> **The input**
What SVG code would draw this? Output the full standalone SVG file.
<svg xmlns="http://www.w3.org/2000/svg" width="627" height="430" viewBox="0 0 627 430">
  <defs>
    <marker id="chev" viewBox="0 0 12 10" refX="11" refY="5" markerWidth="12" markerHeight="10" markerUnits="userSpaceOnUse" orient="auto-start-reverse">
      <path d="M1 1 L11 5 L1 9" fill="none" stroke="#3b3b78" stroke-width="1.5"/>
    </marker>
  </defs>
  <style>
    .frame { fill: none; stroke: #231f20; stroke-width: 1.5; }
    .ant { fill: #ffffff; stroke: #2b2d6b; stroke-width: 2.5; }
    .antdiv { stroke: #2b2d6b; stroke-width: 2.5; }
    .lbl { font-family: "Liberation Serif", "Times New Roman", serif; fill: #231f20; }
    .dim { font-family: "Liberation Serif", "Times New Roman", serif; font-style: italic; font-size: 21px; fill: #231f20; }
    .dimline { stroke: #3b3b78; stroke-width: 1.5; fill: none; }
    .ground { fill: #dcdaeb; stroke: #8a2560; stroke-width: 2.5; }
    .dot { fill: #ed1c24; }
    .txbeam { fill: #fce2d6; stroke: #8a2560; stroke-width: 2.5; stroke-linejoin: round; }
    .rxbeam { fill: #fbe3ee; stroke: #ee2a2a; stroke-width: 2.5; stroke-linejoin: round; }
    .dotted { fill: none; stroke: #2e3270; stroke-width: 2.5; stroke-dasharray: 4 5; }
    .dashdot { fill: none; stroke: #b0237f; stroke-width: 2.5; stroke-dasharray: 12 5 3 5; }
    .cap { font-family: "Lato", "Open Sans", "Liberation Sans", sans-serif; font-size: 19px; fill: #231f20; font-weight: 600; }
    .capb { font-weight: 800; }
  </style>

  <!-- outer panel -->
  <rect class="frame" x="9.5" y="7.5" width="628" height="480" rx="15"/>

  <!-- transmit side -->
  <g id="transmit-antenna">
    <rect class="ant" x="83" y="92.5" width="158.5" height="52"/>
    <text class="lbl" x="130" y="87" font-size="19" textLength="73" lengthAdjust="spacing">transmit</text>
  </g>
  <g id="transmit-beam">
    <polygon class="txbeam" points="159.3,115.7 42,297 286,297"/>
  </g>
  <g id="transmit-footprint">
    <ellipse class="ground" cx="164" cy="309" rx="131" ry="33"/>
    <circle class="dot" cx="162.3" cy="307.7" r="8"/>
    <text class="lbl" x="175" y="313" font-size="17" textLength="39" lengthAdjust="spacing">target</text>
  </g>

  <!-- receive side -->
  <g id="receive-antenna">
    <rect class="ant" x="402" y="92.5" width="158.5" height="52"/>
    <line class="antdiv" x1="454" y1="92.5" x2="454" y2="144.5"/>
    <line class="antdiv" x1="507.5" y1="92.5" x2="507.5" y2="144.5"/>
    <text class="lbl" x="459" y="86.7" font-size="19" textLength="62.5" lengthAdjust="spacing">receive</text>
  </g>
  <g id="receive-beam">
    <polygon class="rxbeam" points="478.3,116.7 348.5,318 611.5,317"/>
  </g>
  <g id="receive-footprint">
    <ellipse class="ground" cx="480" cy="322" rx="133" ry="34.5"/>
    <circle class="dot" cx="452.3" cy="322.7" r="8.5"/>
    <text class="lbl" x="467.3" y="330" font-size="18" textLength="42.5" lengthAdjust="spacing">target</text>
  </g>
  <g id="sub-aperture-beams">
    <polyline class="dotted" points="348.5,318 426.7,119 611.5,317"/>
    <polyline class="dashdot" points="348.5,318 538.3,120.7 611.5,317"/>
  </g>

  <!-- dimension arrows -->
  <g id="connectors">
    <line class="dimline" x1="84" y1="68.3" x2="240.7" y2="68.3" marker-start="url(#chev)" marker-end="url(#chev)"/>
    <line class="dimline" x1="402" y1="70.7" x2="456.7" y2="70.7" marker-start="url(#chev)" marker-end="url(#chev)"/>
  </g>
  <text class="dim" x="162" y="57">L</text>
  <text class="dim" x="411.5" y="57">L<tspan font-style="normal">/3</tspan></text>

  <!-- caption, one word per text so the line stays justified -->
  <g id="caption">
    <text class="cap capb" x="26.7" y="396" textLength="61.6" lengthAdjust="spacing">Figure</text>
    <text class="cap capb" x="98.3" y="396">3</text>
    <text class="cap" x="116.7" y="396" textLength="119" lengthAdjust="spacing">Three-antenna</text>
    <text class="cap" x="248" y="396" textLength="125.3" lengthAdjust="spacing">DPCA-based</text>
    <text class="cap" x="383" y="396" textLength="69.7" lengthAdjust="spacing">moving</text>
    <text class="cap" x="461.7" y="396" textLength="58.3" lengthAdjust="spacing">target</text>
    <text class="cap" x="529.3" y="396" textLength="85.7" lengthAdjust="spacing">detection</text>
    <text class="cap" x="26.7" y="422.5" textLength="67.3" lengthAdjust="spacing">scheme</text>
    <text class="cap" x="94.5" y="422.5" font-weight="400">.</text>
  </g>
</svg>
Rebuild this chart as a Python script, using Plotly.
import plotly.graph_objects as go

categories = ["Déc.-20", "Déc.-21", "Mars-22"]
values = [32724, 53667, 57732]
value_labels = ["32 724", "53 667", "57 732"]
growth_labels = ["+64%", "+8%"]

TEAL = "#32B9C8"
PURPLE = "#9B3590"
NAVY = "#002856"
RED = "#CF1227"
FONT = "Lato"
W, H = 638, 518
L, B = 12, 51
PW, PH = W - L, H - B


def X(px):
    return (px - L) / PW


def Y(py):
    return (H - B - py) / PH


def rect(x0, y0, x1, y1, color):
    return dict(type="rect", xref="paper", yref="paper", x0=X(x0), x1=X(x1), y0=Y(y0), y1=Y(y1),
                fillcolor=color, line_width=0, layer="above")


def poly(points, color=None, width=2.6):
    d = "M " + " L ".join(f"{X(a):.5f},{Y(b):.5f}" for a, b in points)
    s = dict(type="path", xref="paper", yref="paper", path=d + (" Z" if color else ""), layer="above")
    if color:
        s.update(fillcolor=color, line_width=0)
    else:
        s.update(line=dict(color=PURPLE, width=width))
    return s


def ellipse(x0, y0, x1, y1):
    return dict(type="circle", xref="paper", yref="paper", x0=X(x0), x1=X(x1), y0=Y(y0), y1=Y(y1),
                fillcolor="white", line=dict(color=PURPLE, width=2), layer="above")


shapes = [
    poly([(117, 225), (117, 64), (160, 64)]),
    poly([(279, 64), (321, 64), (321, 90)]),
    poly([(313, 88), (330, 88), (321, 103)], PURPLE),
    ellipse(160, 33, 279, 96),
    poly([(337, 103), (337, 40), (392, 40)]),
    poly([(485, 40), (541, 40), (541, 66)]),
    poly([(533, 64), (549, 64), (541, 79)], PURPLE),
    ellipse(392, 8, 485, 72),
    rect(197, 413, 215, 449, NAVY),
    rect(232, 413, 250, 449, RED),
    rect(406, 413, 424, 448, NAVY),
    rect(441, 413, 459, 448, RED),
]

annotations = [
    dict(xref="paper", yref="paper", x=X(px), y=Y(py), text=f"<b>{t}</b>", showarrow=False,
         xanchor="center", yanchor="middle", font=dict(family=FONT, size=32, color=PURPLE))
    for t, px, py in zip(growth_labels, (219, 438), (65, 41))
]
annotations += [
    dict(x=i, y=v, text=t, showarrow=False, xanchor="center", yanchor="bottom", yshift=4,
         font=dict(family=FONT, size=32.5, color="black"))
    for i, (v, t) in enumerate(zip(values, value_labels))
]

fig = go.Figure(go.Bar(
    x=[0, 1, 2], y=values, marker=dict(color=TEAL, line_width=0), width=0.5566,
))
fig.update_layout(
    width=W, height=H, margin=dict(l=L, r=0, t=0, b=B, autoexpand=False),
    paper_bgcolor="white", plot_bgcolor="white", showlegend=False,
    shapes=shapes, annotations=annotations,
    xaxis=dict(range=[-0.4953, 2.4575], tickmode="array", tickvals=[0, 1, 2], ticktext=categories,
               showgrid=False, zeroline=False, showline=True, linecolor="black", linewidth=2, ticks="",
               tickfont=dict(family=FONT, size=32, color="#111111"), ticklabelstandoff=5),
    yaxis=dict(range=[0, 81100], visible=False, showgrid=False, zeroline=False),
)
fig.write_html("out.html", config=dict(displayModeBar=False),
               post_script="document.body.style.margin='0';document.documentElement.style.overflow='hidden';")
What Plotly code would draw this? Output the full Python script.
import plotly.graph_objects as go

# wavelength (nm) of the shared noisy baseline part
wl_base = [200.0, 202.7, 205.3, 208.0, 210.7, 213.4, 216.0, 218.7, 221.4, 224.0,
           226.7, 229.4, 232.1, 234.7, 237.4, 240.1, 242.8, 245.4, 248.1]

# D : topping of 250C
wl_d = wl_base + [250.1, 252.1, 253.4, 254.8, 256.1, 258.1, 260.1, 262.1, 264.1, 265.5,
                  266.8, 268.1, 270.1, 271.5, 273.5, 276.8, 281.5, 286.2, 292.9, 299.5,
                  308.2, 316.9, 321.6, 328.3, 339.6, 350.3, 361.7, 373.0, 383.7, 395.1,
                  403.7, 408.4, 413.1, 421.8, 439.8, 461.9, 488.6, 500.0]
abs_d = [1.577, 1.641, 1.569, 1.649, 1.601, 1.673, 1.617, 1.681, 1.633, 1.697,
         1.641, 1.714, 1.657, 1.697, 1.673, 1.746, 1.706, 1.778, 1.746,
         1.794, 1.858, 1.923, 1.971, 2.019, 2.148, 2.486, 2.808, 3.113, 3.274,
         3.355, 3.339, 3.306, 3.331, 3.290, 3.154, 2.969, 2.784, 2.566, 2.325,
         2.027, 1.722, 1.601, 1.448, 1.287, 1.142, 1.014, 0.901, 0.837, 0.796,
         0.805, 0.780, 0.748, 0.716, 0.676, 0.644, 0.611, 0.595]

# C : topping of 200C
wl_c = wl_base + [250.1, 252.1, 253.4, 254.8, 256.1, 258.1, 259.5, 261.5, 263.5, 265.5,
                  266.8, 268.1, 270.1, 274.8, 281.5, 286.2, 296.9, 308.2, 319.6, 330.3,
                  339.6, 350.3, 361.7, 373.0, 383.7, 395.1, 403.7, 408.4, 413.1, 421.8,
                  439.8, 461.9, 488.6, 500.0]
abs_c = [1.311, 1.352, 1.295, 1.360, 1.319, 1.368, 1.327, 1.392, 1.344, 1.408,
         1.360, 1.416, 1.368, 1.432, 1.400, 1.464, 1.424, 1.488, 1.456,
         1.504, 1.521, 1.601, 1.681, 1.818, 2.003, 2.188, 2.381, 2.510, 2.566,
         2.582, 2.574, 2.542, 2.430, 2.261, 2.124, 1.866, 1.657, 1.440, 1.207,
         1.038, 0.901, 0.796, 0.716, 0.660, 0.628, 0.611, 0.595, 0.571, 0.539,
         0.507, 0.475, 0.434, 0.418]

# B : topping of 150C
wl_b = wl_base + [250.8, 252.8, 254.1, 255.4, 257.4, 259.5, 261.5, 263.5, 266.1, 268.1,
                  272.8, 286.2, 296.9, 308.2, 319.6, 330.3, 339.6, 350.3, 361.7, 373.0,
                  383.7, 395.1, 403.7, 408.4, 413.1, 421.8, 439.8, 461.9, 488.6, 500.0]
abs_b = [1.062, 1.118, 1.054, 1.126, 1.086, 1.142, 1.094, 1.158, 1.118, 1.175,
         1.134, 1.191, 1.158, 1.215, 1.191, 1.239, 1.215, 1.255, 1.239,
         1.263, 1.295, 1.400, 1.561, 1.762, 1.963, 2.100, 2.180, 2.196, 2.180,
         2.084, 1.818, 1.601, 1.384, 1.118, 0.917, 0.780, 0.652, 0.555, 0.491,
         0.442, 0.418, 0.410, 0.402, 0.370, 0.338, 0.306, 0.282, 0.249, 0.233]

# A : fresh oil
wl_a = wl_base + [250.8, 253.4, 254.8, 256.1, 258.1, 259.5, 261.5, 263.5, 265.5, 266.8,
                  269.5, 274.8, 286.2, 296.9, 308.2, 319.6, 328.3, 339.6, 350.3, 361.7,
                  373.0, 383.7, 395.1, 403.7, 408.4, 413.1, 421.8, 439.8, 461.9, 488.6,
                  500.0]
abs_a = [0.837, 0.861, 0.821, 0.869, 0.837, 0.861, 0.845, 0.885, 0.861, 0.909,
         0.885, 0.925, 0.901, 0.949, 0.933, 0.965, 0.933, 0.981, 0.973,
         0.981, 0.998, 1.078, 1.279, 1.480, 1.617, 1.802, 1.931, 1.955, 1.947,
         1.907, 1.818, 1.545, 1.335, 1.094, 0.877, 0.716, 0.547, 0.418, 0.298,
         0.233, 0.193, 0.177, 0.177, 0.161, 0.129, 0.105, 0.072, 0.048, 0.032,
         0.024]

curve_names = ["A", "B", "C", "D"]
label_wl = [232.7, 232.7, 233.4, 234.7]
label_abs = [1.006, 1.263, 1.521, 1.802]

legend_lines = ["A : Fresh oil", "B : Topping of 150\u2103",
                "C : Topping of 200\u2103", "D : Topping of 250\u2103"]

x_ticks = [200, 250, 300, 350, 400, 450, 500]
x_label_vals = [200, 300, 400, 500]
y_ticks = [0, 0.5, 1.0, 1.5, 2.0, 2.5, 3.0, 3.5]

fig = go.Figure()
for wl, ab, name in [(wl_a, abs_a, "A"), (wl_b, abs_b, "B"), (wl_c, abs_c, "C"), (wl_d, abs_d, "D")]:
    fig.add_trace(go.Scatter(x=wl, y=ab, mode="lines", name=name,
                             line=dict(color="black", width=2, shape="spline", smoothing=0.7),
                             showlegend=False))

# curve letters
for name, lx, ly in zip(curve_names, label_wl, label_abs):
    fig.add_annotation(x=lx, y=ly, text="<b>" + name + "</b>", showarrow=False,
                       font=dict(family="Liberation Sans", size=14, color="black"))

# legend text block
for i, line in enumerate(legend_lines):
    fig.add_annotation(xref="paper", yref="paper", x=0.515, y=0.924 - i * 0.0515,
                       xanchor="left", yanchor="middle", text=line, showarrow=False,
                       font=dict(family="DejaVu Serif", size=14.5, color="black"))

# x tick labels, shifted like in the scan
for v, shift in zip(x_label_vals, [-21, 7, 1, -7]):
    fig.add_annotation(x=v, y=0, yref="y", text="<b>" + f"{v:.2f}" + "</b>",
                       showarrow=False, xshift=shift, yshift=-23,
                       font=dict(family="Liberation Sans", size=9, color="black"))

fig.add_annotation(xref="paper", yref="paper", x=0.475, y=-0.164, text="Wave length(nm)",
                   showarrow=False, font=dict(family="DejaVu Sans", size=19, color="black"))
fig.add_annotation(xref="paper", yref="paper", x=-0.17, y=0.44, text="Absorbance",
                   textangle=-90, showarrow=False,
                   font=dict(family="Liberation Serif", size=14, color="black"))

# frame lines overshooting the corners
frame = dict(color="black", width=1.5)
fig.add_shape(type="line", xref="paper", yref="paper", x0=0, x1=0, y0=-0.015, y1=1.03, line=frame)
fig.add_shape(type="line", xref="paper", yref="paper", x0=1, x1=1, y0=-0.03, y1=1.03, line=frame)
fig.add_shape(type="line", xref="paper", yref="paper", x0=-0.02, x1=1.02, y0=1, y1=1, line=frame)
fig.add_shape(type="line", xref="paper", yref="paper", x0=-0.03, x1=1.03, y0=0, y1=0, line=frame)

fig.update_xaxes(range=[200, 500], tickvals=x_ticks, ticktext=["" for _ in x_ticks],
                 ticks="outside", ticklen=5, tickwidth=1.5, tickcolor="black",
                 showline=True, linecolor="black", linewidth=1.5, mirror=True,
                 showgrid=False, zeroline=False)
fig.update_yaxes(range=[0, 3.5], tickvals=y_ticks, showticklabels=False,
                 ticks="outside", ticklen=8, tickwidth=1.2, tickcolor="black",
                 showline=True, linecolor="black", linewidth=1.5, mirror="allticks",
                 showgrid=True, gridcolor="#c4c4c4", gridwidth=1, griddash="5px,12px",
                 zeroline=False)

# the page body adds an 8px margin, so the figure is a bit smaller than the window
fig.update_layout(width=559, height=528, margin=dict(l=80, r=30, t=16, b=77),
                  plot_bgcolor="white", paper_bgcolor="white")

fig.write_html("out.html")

> **Exercise objective**
From the line with "What Plotly code" through the line with "0.805, 0.780, 0.748, 0.716, 0.676, 0.644, 0.611, 0.595]", repeat every line exactly, both ends included, and nothing outside that range.

> **Task output**
What Plotly code would draw this? Output the full Python script.
import plotly.graph_objects as go

# wavelength (nm) of the shared noisy baseline part
wl_base = [200.0, 202.7, 205.3, 208.0, 210.7, 213.4, 216.0, 218.7, 221.4, 224.0,
           226.7, 229.4, 232.1, 234.7, 237.4, 240.1, 242.8, 245.4, 248.1]

# D : topping of 250C
wl_d = wl_base + [250.1, 252.1, 253.4, 254.8, 256.1, 258.1, 260.1, 262.1, 264.1, 265.5,
                  266.8, 268.1, 270.1, 271.5, 273.5, 276.8, 281.5, 286.2, 292.9, 299.5,
                  308.2, 316.9, 321.6, 328.3, 339.6, 350.3, 361.7, 373.0, 383.7, 395.1,
                  403.7, 408.4, 413.1, 421.8, 439.8, 461.9, 488.6, 500.0]
abs_d = [1.577, 1.641, 1.569, 1.649, 1.601, 1.673, 1.617, 1.681, 1.633, 1.697,
         1.641, 1.714, 1.657, 1.697, 1.673, 1.746, 1.706, 1.778, 1.746,
         1.794, 1.858, 1.923, 1.971, 2.019, 2.148, 2.486, 2.808, 3.113, 3.274,
         3.355, 3.339, 3.306, 3.331, 3.290, 3.154, 2.969, 2.784, 2.566, 2.325,
         2.027, 1.722, 1.601, 1.448, 1.287, 1.142, 1.014, 0.901, 0.837, 0.796,
         0.805, 0.780, 0.748, 0.716, 0.676, 0.644, 0.611, 0.595]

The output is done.